RECORDS TO PROCESS
■ ■ ■

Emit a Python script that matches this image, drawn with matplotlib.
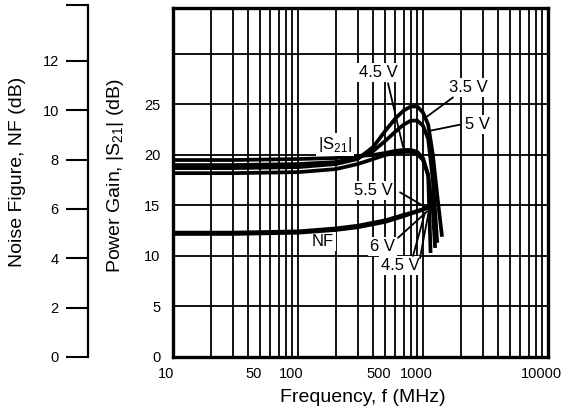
import matplotlib
matplotlib.use("Agg")
import matplotlib.pyplot as plt
from matplotlib.ticker import FixedLocator, NullFormatter
from matplotlib.transforms import ScaledTranslation

plt.rcParams['font.family'] = ['Liberation Sans', 'DejaVu Sans']

# gain curves |S21| (dB) vs frequency (MHz)
f_35 = [10, 30, 100, 200, 300, 400, 500, 600, 700, 800, 900, 1000, 1100, 1200, 1300, 1420]
g_35 = [18.7, 18.7, 18.8, 19.1, 19.6, 20.8, 22.4, 23.6, 24.4, 24.8, 24.8, 24.2, 23.0, 20.0, 16.0, 11.9]

f_50 = [10, 30, 100, 200, 300, 400, 500, 600, 700, 800, 900, 1000, 1100, 1200, 1300]
g_50 = [19.0, 19.0, 19.1, 19.3, 19.7, 20.4, 21.4, 22.3, 23.0, 23.4, 23.4, 22.9, 21.6, 17.5, 11.3]

f_45 = [10, 30, 100, 200, 300, 400, 500, 600, 700, 800, 900, 1000, 1100, 1150]
g_45 = [19.5, 19.5, 19.6, 19.7, 19.9, 20.0, 20.2, 20.4, 20.5, 20.5, 20.3, 19.7, 18.0, 10.3]

f_55 = [10, 30, 100, 200, 300, 400, 500, 600, 700, 800, 900, 1000, 1100, 1200, 1250]
g_55 = [18.2, 18.2, 18.3, 18.6, 19.1, 19.6, 20.0, 20.2, 20.3, 20.3, 20.1, 19.5, 18.0, 14.5, 10.8]

# noise figure (dB)
f_nf = [10, 30, 100, 200, 300, 500, 700, 800, 1000, 1150]
nf_6 = [5.05, 5.05, 5.1, 5.22, 5.33, 5.55, 5.77, 5.85, 6.0, 6.1]
nf_45 = [4.98, 4.98, 5.03, 5.14, 5.25, 5.47, 5.7, 5.8, 5.96, 6.08]

gain_ticks = [0, 5, 10, 15, 20, 25]
nf_ticks = [0, 2, 4, 6, 8, 10, 12]
x_ticks = [10, 50, 100, 500, 1000, 10000]
x_ticklabels = ['10', '50', '100', '500', '1000', '10000']

fig = plt.figure(figsize=(5.63, 4.12), dpi=100)
ax = fig.add_axes([173/563, 55/412, 375/563, 349/412])
ax.set_xscale('log')
ax.set_xlim(10, 10000)
ax.set_ylim(0, 34.55)

# grid
minor = [m * 10**d for d in range(1, 4) for m in range(2, 10)]
ax.xaxis.set_major_locator(FixedLocator(x_ticks))
ax.xaxis.set_minor_locator(FixedLocator(minor))
ax.xaxis.set_minor_formatter(NullFormatter())
ax.set_xticklabels(x_ticklabels)
ax.set_yticks(gain_ticks)
for v in [10, 100, 1000] + minor:
    ax.axvline(v, color='black', lw=1.3, zorder=1)
for v in [5, 10, 15, 20, 25, 30]:
    ax.axhline(v, color='black', lw=1.3, zorder=1)
ax.tick_params(which='both', length=0, labelsize=10.5)
ax.tick_params(axis='y', pad=9)
ax.tick_params(axis='x', pad=7)
shift = ScaledTranslation(-7/100, 0, fig.dpi_scale_trans)
for lab in ax.get_xticklabels():
    lab.set_transform(lab.get_transform() + shift)
for s in ax.spines.values():
    s.set_linewidth(2.4)

for f, g in [(f_35, g_35), (f_50, g_50), (f_45, g_45), (f_55, g_55)]:
    ax.plot(f, g, color='black', lw=2.7, zorder=3, solid_capstyle='butt')

# NF curves on their own scale
axp = ax.twinx()
axp.set_ylim(0, 349/24.67)
axp.axis('off')
for nf in [nf_6, nf_45]:
    axp.plot(f_nf, nf, color='black', lw=2.4, zorder=3)

# labels and leader lines (freq, gain)
texts = [
    ('4.5 V', 437, 28.2), ('3.5 V', 2290, 26.7), ('5 V', 2754, 23.0),
    ('|S$_{\\mathregular{21}}$|', 198, 21.0), ('5.5 V', 398, 16.5),
    ('NF', 158, 11.4), ('6 V', 470, 10.9), ('4.5 V', 655, 9.1),
]
for t, x, y in texts:
    ax.text(x, y, t, fontsize=12, ha='center', va='center', zorder=4,
            bbox=dict(fc='white', ec='none', pad=1.5))
leaders = [
    ((525, 27.1), (692, 20.8)), ((1738, 25.7), (1076, 23.8)),
    ((1977, 23.0), (1138, 22.4)), ((655, 16.3), (1076, 14.75)),
    ((631, 11.8), (1076, 14.4)), ((832, 10.0), (1038, 14.3)),
    ((946, 9.8), (1100, 14.1)),
]
for start, end in leaders:
    ax.annotate('', xy=end, xytext=start, zorder=5,
                arrowprops=dict(arrowstyle='-', lw=1.3, color='black', shrinkA=0, shrinkB=0))

# separate noise figure axis
axn = fig.add_axes([88/563, 55/412, 0.0001, 352/412])
axn.set_ylim(0, 352/24.67)
for k in ['top', 'right', 'bottom']:
    axn.spines[k].set_visible(False)
axn.spines['left'].set_linewidth(1.6)
axn.set_xticks([])
axn.set_yticks(nf_ticks + [352/24.67])
axn.set_yticklabels([str(v) for v in nf_ticks] + [''])
axn.tick_params(axis='y', direction='out', length=16, width=1.5, pad=5, labelsize=10.5)
axn.patch.set_visible(False)

fig.text(363/563, 14/412, 'Frequency, f (MHz)', fontsize=14, ha='center', va='center')
fig.text(115/563, (412-176)/412, 'Power Gain, |S$_{\\mathregular{21}}$| (dB)', fontsize=14,
         ha='center', va='center', rotation=90)
fig.text(18/563, (412-172)/412, 'Noise Figure, NF (dB)', fontsize=14,
         ha='center', va='center', rotation=90)

fig.savefig('out.png', dpi=100)
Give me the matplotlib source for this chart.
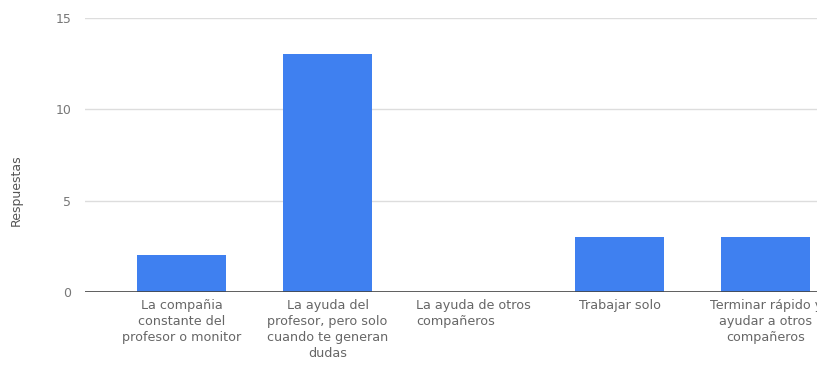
import matplotlib.pyplot as plt

categorias = [
	"La compañia\nconstante del\nprofesor o monitor",
	"La ayuda del\nprofesor, pero solo\ncuando te generan\ndudas",
	"La ayuda de otros\ncompañeros",
	"Trabajar solo",
	"Terminar rápido y\nayudar a otros\ncompañeros",
]
respuestas = [2, 13, 0, 3, 3]
y_ticks = [0, 5, 10, 15]

fig = plt.figure(figsize=(8.17, 3.65), dpi=100)
ax = fig.add_axes([0.104, 0.2, 0.896, 0.751])

posiciones = range(len(categorias))
ax.bar(posiciones, respuestas, width=0.61, color="#3f80f0", zorder=3)

ax.set_ylim(0, 15)
ax.set_xlim(-0.66, 4.35)
ax.set_yticks(y_ticks)
ax.set_yticklabels([str(t) for t in y_ticks], color="#777777", fontsize=9)
ax.yaxis.grid(True, color="#dddddd", linewidth=1, zorder=0)
ax.axhline(0, color="#444444", linewidth=1.2, zorder=4)
ax.tick_params(axis="both", length=0, pad=10)

ax.set_xticks(list(posiciones))
ax.set_xticklabels(categorias, color="#666666", fontsize=9.2, linespacing=1.3)
ax.tick_params(axis="x", pad=5)
for i, etiqueta in enumerate(ax.get_xticklabels()):
	etiqueta.set_clip_on(False)
	if i == 2:
		etiqueta.set_multialignment("left")

ax.set_ylabel("Respuestas", color="#555555", fontsize=9)
ax.yaxis.set_label_coords(-0.085, 0.37)

for lado in ax.spines.values():
	lado.set_visible(False)

fig.savefig("out.png", dpi=100)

■ ■ ■

WHAT YOU WILL DO
Retype the records exactly. Any image in them should not appear in what you write.

TASK RESPONSE
Emit a Python script that matches this image, drawn with matplotlib.
import matplotlib
matplotlib.use("Agg")
import matplotlib.pyplot as plt
from matplotlib.ticker import FixedLocator, NullFormatter
from matplotlib.transforms import ScaledTranslation

plt.rcParams['font.family'] = ['Liberation Sans', 'DejaVu Sans']

# gain curves |S21| (dB) vs frequency (MHz)
f_35 = [10, 30, 100, 200, 300, 400, 500, 600, 700, 800, 900, 1000, 1100, 1200, 1300, 1420]
g_35 = [18.7, 18.7, 18.8, 19.1, 19.6, 20.8, 22.4, 23.6, 24.4, 24.8, 24.8, 24.2, 23.0, 20.0, 16.0, 11.9]

f_50 = [10, 30, 100, 200, 300, 400, 500, 600, 700, 800, 900, 1000, 1100, 1200, 1300]
g_50 = [19.0, 19.0, 19.1, 19.3, 19.7, 20.4, 21.4, 22.3, 23.0, 23.4, 23.4, 22.9, 21.6, 17.5, 11.3]

f_45 = [10, 30, 100, 200, 300, 400, 500, 600, 700, 800, 900, 1000, 1100, 1150]
g_45 = [19.5, 19.5, 19.6, 19.7, 19.9, 20.0, 20.2, 20.4, 20.5, 20.5, 20.3, 19.7, 18.0, 10.3]

f_55 = [10, 30, 100, 200, 300, 400, 500, 600, 700, 800, 900, 1000, 1100, 1200, 1250]
g_55 = [18.2, 18.2, 18.3, 18.6, 19.1, 19.6, 20.0, 20.2, 20.3, 20.3, 20.1, 19.5, 18.0, 14.5, 10.8]

# noise figure (dB)
f_nf = [10, 30, 100, 200, 300, 500, 700, 800, 1000, 1150]
nf_6 = [5.05, 5.05, 5.1, 5.22, 5.33, 5.55, 5.77, 5.85, 6.0, 6.1]
nf_45 = [4.98, 4.98, 5.03, 5.14, 5.25, 5.47, 5.7, 5.8, 5.96, 6.08]

gain_ticks = [0, 5, 10, 15, 20, 25]
nf_ticks = [0, 2, 4, 6, 8, 10, 12]
x_ticks = [10, 50, 100, 500, 1000, 10000]
x_ticklabels = ['10', '50', '100', '500', '1000', '10000']

fig = plt.figure(figsize=(5.63, 4.12), dpi=100)
ax = fig.add_axes([173/563, 55/412, 375/563, 349/412])
ax.set_xscale('log')
ax.set_xlim(10, 10000)
ax.set_ylim(0, 34.55)

# grid
minor = [m * 10**d for d in range(1, 4) for m in range(2, 10)]
ax.xaxis.set_major_locator(FixedLocator(x_ticks))
ax.xaxis.set_minor_locator(FixedLocator(minor))
ax.xaxis.set_minor_formatter(NullFormatter())
ax.set_xticklabels(x_ticklabels)
ax.set_yticks(gain_ticks)
for v in [10, 100, 1000] + minor:
    ax.axvline(v, color='black', lw=1.3, zorder=1)
for v in [5, 10, 15, 20, 25, 30]:
    ax.axhline(v, color='black', lw=1.3, zorder=1)
ax.tick_params(which='both', length=0, labelsize=10.5)
ax.tick_params(axis='y', pad=9)
ax.tick_params(axis='x', pad=7)
shift = ScaledTranslation(-7/100, 0, fig.dpi_scale_trans)
for lab in ax.get_xticklabels():
    lab.set_transform(lab.get_transform() + shift)
for s in ax.spines.values():
    s.set_linewidth(2.4)

for f, g in [(f_35, g_35), (f_50, g_50), (f_45, g_45), (f_55, g_55)]:
    ax.plot(f, g, color='black', lw=2.7, zorder=3, solid_capstyle='butt')

# NF curves on their own scale
axp = ax.twinx()
axp.set_ylim(0, 349/24.67)
axp.axis('off')
for nf in [nf_6, nf_45]:
    axp.plot(f_nf, nf, color='black', lw=2.4, zorder=3)

# labels and leader lines (freq, gain)
texts = [
    ('4.5 V', 437, 28.2), ('3.5 V', 2290, 26.7), ('5 V', 2754, 23.0),
    ('|S$_{\\mathregular{21}}$|', 198, 21.0), ('5.5 V', 398, 16.5),
    ('NF', 158, 11.4), ('6 V', 470, 10.9), ('4.5 V', 655, 9.1),
]
for t, x, y in texts:
    ax.text(x, y, t, fontsize=12, ha='center', va='center', zorder=4,
            bbox=dict(fc='white', ec='none', pad=1.5))
leaders = [
    ((525, 27.1), (692, 20.8)), ((1738, 25.7), (1076, 23.8)),
    ((1977, 23.0), (1138, 22.4)), ((655, 16.3), (1076, 14.75)),
    ((631, 11.8), (1076, 14.4)), ((832, 10.0), (1038, 14.3)),
    ((946, 9.8), (1100, 14.1)),
]
for start, end in leaders:
    ax.annotate('', xy=end, xytext=start, zorder=5,
                arrowprops=dict(arrowstyle='-', lw=1.3, color='black', shrinkA=0, shrinkB=0))

# separate noise figure axis
axn = fig.add_axes([88/563, 55/412, 0.0001, 352/412])
axn.set_ylim(0, 352/24.67)
for k in ['top', 'right', 'bottom']:
    axn.spines[k].set_visible(False)
axn.spines['left'].set_linewidth(1.6)
axn.set_xticks([])
axn.set_yticks(nf_ticks + [352/24.67])
axn.set_yticklabels([str(v) for v in nf_ticks] + [''])
axn.tick_params(axis='y', direction='out', length=16, width=1.5, pad=5, labelsize=10.5)
axn.patch.set_visible(False)

fig.text(363/563, 14/412, 'Frequency, f (MHz)', fontsize=14, ha='center', va='center')
fig.text(115/563, (412-176)/412, 'Power Gain, |S$_{\\mathregular{21}}$| (dB)', fontsize=14,
         ha='center', va='center', rotation=90)
fig.text(18/563, (412-172)/412, 'Noise Figure, NF (dB)', fontsize=14,
         ha='center', va='center', rotation=90)

fig.savefig('out.png', dpi=100)
Give me the matplotlib source for this chart.
import matplotlib.pyplot as plt

categorias = [
	"La compañia\nconstante del\nprofesor o monitor",
	"La ayuda del\nprofesor, pero solo\ncuando te generan\ndudas",
	"La ayuda de otros\ncompañeros",
	"Trabajar solo",
	"Terminar rápido y\nayudar a otros\ncompañeros",
]
respuestas = [2, 13, 0, 3, 3]
y_ticks = [0, 5, 10, 15]

fig = plt.figure(figsize=(8.17, 3.65), dpi=100)
ax = fig.add_axes([0.104, 0.2, 0.896, 0.751])

posiciones = range(len(categorias))
ax.bar(posiciones, respuestas, width=0.61, color="#3f80f0", zorder=3)

ax.set_ylim(0, 15)
ax.set_xlim(-0.66, 4.35)
ax.set_yticks(y_ticks)
ax.set_yticklabels([str(t) for t in y_ticks], color="#777777", fontsize=9)
ax.yaxis.grid(True, color="#dddddd", linewidth=1, zorder=0)
ax.axhline(0, color="#444444", linewidth=1.2, zorder=4)
ax.tick_params(axis="both", length=0, pad=10)

ax.set_xticks(list(posiciones))
ax.set_xticklabels(categorias, color="#666666", fontsize=9.2, linespacing=1.3)
ax.tick_params(axis="x", pad=5)
for i, etiqueta in enumerate(ax.get_xticklabels()):
	etiqueta.set_clip_on(False)
	if i == 2:
		etiqueta.set_multialignment("left")

ax.set_ylabel("Respuestas", color="#555555", fontsize=9)
ax.yaxis.set_label_coords(-0.085, 0.37)

for lado in ax.spines.values():
	lado.set_visible(False)

fig.savefig("out.png", dpi=100)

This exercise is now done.